Inger Servolin est norvégienne.
Arrivée en France en 1953 elle a créé dans les années 60 , années foisonnantes d'espoirs et pleines d'utopies, une société de production de films militants, du cinéma documentaire engagé donc et fait par conséquent figure de pionnière en tant que femme productrice de films (la première ou l'une des première en France) et en tant de productrice de films documentaires engagés.
D'abord appelé Slone puis Iskra cette petite entreprise a plus de 200 films à son actif, certes confidentiels pour la plupart mais qui constituent un riche patrimoine des luttes, du militantisme, des combats menés en France et ailleurs...et elle existe toujours plus de 50 ans après sa création malgré des périodes plus difficiles, tant sur un plan financier qu'humain.
Le but des films produits est d'abord de faire parler ceux qu'on entend jamais (donner la parole aux paysans, handicapés, ouvriers...) et abordent également des thèmes militants classiques des années 60/70 (notamment les occupations d'usine...).
Inger Servolin a aussi été la productrice / assistante de l'ombre du cinéaste Chris Marker (réalisateur notamment du film « le joli mai »).

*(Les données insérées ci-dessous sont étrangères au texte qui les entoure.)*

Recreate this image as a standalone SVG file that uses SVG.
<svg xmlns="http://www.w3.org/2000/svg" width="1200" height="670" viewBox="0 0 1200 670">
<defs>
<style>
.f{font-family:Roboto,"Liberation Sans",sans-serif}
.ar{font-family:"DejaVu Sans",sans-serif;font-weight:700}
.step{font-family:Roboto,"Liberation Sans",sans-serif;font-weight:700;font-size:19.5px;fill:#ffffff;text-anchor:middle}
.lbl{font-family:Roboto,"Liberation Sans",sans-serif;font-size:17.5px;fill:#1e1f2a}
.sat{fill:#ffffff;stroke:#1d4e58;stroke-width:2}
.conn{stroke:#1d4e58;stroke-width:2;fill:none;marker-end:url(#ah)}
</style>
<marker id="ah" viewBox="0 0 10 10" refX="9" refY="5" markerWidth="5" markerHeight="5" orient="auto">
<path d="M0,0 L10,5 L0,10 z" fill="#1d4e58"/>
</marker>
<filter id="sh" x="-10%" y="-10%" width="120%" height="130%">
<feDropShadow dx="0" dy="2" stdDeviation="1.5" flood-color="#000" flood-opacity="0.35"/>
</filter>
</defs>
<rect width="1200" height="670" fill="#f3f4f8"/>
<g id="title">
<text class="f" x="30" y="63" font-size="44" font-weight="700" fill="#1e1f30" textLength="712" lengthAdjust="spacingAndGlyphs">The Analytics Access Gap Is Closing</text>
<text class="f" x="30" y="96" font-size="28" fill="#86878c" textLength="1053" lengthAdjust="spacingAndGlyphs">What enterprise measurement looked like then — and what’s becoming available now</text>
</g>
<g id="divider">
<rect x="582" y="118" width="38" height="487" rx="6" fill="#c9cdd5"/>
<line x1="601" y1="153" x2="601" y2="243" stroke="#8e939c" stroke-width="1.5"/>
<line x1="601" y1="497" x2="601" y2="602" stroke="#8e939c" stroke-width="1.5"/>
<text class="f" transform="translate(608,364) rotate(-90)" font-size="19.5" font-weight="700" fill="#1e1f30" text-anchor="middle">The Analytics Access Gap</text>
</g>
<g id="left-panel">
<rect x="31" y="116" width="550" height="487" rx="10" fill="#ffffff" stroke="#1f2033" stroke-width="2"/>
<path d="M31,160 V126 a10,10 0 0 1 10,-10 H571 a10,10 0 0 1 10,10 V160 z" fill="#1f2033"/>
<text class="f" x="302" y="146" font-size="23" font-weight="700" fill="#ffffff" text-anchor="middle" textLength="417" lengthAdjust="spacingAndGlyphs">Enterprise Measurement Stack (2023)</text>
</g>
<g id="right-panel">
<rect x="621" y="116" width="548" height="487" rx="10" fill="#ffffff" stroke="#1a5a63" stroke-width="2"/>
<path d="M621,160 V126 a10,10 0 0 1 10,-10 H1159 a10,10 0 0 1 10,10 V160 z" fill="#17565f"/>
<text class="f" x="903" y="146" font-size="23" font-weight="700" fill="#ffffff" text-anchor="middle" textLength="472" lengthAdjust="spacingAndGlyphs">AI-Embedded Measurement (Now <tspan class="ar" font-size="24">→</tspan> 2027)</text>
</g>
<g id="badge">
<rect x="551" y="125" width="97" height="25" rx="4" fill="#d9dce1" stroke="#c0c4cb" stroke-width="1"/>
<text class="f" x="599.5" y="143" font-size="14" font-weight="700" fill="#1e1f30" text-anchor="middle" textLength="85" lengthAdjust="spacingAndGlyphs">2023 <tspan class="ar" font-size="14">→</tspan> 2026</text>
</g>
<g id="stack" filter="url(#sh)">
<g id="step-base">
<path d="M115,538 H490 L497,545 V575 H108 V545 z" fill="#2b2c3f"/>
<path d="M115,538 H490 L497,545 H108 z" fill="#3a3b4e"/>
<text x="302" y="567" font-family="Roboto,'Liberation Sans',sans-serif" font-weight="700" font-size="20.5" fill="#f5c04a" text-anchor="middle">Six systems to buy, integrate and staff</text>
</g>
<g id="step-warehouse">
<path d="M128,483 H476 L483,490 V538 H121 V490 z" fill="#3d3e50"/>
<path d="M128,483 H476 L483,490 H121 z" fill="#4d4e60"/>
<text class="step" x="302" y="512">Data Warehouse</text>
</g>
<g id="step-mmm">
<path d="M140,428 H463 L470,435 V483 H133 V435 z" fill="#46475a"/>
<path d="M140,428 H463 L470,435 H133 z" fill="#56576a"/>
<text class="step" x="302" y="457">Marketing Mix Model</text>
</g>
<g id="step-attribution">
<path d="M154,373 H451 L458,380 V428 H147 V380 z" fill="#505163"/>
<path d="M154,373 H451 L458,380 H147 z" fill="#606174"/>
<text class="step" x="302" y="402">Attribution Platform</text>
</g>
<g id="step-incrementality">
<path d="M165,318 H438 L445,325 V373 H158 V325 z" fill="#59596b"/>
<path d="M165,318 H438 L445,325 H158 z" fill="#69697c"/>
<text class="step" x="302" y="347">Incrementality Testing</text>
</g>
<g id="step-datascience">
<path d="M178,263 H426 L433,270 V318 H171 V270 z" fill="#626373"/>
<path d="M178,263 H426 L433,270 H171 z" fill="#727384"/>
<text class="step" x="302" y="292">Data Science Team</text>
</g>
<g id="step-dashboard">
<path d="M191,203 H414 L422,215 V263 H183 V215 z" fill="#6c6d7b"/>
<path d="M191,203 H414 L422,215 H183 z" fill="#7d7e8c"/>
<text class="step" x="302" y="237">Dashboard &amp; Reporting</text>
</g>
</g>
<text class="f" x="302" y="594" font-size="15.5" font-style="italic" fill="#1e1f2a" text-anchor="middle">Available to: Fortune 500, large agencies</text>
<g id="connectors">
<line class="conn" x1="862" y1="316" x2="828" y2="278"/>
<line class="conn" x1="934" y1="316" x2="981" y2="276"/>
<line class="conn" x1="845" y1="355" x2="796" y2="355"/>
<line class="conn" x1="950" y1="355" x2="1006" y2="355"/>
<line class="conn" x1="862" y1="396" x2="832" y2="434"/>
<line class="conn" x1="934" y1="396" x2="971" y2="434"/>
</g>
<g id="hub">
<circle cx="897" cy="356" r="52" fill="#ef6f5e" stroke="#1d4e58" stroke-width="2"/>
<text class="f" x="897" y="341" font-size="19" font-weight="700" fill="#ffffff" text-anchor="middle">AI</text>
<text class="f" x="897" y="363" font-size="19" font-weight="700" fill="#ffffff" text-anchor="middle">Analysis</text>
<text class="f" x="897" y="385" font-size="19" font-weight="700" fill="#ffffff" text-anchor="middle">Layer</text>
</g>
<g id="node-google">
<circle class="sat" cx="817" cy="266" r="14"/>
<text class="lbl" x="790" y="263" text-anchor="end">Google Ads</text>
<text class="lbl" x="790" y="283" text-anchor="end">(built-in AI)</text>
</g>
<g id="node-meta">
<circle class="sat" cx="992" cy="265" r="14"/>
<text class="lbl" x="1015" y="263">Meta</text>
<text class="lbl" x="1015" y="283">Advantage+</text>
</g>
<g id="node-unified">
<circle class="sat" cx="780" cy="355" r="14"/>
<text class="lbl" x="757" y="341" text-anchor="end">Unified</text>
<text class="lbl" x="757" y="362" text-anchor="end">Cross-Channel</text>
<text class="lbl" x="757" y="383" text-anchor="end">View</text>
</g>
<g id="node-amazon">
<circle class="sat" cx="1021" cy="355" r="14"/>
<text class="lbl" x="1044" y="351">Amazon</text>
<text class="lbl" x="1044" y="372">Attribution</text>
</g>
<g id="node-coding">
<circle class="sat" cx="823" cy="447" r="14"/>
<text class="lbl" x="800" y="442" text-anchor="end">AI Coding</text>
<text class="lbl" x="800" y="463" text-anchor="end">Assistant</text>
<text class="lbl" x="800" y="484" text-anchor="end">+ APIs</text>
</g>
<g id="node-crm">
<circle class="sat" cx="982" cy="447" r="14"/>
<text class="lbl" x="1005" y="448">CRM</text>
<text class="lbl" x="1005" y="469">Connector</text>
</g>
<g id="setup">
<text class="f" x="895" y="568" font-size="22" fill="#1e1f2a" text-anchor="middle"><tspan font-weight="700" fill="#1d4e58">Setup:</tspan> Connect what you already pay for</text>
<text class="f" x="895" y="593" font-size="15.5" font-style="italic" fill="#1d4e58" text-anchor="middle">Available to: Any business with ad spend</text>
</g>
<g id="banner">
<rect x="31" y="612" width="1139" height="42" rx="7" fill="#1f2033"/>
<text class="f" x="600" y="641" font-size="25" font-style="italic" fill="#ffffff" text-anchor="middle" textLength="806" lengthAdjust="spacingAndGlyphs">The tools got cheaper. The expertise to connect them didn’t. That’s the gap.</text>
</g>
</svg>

Ce film documentaire de Maria Lucia Castrillon raconte donc cette épopée à bases d'interviews (d'Inger et de ses proches familles ou compagnons de lutte), de séquences récentes de sa société dont elle est toujours gérante à 86 ans et d'images d'archives (mai 68, Chili 73 par exemple ou extraites de ses propres productions).
C'est donc un documentaire militant sur le cinéma militant.
Passionnant car ce film lui aussi engagé montre les difficultés du cinéma militant de documentaires indépendant, que ce soit pour le financement, la distribution ; il montre le dévouement de ces activistes cinéastes pour produire, stocker, envoyer, récupérer, dupliquer les bobines...
Passionnant car il montre les difficultés de proposer une autre information, une autre façon de montrer notre monde.
Un travail ingrat car l'indépendance a un prix et il faut arriver à exister face aux médias et aux grosses boites de production y compris celles « alternatives » mais moins intransigeantes.
Car Slone et Iskra ont fait le pari d'être engagés et indépendants vis à vis des partis politiques et des syndicats dès sa création.
Le genre d'alternative qu'il faut soutenir plus que jamais quand on voit comment les médias, quotidiennement, essaient de nous lobotomiser et de nous conditionner.
Un documentaire passionnant si on s'intéresse au sujet (sinon ça risque d'être un peu indigeste et rébarbatif).
Comme j'ai vu ce film dans le cadre d'une projection/débat avec la réalisatrice colombienne Maria Lucia Castrillon et avec Inger Servolin cela m'a aussi permis d'avoir une meilleure compréhension du sujet et de l'expérience menée, et donc une approche différente du film.